O sol e o vento, sublinha, são há muito tempo as duas tecnologias mais baratas para a produção de eletricidade. Os veículos elétricos, embora ainda um pouco mais caros do que os veículos a combustão, acabam por ser mais económicos ao longo da sua vida útil porque a eletricidade é visivelmente mais barata do que a gasolina e o gasóleo; uma lacuna que, longe de diminuir, está a aumentar cada vez mais. E as bombas de calor são notavelmente mais eficientes que os aquecedores a gás natural e os aparelhos de ar condicionado tradicionais.

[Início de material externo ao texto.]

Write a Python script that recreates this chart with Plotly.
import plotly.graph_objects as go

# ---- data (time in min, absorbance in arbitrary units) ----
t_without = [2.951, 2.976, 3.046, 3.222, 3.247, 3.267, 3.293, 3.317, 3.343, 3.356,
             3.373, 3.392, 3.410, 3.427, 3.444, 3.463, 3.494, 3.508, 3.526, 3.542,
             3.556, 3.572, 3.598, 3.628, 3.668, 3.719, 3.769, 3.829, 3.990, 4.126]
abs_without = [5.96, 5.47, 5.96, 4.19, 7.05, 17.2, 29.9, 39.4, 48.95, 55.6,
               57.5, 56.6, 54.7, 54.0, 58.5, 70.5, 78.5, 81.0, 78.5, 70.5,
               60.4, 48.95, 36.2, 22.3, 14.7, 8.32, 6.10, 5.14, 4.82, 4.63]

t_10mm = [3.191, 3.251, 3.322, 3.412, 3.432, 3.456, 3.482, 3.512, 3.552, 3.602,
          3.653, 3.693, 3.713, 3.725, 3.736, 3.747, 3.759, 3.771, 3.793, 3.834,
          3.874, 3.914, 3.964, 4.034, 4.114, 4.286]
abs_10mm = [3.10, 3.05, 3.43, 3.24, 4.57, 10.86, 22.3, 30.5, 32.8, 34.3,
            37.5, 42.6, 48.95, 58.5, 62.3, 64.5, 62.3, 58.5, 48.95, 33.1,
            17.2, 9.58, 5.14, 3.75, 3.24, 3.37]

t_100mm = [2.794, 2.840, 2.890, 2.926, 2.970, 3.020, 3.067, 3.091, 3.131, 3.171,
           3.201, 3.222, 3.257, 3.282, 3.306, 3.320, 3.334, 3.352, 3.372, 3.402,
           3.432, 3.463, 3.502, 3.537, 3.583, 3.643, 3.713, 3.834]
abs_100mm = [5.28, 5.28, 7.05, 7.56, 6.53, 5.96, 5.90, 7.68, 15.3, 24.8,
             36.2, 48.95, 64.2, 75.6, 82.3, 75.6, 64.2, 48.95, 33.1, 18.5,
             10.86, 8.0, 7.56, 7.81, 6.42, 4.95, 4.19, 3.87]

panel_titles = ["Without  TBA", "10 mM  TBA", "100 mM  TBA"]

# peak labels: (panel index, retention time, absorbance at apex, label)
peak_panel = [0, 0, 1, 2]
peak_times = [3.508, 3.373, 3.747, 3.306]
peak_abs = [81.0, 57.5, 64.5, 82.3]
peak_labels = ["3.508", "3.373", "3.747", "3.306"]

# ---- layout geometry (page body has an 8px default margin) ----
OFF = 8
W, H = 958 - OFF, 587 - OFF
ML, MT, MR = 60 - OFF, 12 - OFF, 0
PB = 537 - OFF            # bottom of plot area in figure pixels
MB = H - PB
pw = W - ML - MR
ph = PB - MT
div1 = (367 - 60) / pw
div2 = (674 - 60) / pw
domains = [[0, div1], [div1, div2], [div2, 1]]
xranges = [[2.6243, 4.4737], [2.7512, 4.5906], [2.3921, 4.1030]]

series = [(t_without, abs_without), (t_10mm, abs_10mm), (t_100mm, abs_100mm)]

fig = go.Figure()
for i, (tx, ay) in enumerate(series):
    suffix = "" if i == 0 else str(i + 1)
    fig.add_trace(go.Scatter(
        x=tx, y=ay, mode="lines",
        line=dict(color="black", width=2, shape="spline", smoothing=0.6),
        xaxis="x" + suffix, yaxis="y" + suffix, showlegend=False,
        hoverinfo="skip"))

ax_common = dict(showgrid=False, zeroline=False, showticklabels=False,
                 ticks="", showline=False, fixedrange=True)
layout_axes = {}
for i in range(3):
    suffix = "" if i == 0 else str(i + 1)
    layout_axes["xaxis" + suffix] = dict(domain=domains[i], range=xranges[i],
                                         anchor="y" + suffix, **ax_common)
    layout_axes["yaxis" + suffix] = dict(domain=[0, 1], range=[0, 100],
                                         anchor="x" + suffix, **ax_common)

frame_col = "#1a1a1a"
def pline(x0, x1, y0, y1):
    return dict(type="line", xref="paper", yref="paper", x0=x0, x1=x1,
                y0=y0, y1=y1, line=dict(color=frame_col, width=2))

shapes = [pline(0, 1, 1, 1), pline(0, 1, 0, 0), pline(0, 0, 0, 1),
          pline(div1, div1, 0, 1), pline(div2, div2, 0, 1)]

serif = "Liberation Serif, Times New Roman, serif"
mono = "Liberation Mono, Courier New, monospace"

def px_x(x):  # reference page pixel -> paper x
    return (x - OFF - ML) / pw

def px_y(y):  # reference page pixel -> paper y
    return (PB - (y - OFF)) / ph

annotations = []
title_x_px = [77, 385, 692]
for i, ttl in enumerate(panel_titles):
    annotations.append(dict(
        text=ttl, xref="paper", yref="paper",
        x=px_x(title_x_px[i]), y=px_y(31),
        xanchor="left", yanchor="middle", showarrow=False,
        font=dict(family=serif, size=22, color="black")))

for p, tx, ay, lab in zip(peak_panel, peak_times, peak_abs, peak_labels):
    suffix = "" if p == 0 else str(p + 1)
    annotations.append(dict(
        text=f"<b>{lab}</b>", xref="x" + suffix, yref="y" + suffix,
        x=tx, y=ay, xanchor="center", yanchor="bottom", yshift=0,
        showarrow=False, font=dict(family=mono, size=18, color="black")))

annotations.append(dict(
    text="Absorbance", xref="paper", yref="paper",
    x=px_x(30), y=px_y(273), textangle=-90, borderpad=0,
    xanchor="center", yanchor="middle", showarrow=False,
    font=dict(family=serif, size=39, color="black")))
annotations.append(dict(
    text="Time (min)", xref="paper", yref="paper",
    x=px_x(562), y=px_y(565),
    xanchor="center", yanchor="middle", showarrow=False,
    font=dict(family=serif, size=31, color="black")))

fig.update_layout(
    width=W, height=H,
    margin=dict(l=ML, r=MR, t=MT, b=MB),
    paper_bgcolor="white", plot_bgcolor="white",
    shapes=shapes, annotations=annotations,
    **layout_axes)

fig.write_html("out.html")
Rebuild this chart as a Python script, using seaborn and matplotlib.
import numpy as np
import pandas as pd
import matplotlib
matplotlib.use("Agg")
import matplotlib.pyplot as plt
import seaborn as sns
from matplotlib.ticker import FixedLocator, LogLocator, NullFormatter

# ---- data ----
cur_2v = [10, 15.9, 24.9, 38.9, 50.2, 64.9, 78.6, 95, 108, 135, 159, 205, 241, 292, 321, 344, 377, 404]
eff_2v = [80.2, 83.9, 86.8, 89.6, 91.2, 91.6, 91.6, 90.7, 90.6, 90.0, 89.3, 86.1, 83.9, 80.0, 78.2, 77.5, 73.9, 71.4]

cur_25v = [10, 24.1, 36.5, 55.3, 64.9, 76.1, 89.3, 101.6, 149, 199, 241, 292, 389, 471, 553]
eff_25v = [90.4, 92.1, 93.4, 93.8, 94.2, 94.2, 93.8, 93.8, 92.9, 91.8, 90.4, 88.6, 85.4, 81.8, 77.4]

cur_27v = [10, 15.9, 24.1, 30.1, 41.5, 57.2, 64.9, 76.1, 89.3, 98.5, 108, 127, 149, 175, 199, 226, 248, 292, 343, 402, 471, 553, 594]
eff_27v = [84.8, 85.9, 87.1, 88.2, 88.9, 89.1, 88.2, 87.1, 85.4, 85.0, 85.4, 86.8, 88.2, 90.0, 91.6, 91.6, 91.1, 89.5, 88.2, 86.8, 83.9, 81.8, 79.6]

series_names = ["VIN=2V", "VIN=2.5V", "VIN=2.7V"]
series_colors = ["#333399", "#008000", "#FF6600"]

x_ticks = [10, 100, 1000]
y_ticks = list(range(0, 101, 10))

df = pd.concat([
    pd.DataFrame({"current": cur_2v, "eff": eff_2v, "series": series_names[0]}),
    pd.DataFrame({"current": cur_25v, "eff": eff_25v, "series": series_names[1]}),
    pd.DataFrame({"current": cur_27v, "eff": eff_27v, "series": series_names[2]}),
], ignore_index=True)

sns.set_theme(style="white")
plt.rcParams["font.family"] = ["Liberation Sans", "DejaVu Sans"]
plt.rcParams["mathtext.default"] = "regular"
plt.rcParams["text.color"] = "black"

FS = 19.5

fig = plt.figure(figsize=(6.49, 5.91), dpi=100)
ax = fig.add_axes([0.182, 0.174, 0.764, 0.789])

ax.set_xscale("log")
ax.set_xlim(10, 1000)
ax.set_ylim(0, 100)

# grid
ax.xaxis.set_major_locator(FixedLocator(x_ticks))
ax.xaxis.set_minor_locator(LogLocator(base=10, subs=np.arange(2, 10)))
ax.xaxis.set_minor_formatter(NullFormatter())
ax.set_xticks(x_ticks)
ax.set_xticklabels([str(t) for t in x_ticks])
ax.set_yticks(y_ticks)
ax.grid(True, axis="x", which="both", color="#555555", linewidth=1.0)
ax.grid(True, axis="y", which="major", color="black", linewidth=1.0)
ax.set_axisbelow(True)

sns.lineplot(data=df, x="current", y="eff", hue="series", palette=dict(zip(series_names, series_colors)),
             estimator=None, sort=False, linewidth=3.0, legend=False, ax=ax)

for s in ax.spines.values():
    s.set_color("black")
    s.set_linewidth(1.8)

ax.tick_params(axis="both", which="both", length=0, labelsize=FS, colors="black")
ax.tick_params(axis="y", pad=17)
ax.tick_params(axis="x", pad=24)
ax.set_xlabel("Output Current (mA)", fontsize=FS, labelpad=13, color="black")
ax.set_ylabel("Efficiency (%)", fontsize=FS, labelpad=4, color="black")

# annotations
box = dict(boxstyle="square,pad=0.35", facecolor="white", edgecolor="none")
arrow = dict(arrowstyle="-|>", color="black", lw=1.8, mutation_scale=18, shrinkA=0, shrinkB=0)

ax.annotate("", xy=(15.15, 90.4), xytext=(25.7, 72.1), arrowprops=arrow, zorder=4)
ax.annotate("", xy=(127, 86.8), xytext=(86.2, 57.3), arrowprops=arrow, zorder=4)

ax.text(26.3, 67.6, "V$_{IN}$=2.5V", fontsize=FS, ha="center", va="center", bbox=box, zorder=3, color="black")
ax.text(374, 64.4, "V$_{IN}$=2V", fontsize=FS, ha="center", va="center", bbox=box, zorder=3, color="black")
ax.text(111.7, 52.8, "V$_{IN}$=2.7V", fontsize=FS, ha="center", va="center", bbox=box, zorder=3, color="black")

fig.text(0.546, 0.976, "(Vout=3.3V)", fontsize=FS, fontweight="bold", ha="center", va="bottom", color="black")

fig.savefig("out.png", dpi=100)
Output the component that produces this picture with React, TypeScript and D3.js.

“Quanto mais rápida for a transição energética, mais económica será também para os cofres públicos, para as empresas e para as famílias”, resume o diretor executivo da AIE, Fatih Birol. Se, por outro lado, “os políticos e os líderes industriais adiarem o investimento hoje, todos acabaremos por pagar mais amanhã: a forma de tornar a energia mais acessível é acelerar a transição, e não abrandá-la”, acrescenta, ao mesmo tempo que deixa um apelo para que se faça “muito mais” para ajudar as famílias, as comunidades e os países de rendimentos mais baixos na transição para tecnologias limpas.
Quase metade do investimento para a mudança energética (45%) é realizado por empresas privadas, segundo números da AIE, enquanto 35% recai sobre os Estados e os restantes 20% sobre as famílias. Cada um deles, com os seus próprios desafios: os Governos veem a sua capacidade “restrita” pelas suas próprias limitações fiscais e pela sua dívida; as empresas com maior utilização de energia enfrentam uma concorrência internacional “intensa” e margens, em muitos casos, reduzidas; e a maioria dos investimentos em famílias são realizados por famílias de rendimentos mais elevados.
“Sem mais políticas de apoio, a implantação de painéis solares para autoconsumo, energia aerotérmica ou carros elétricos será muito mais lenta do que o necessário”, alertam os especialistas da AIE.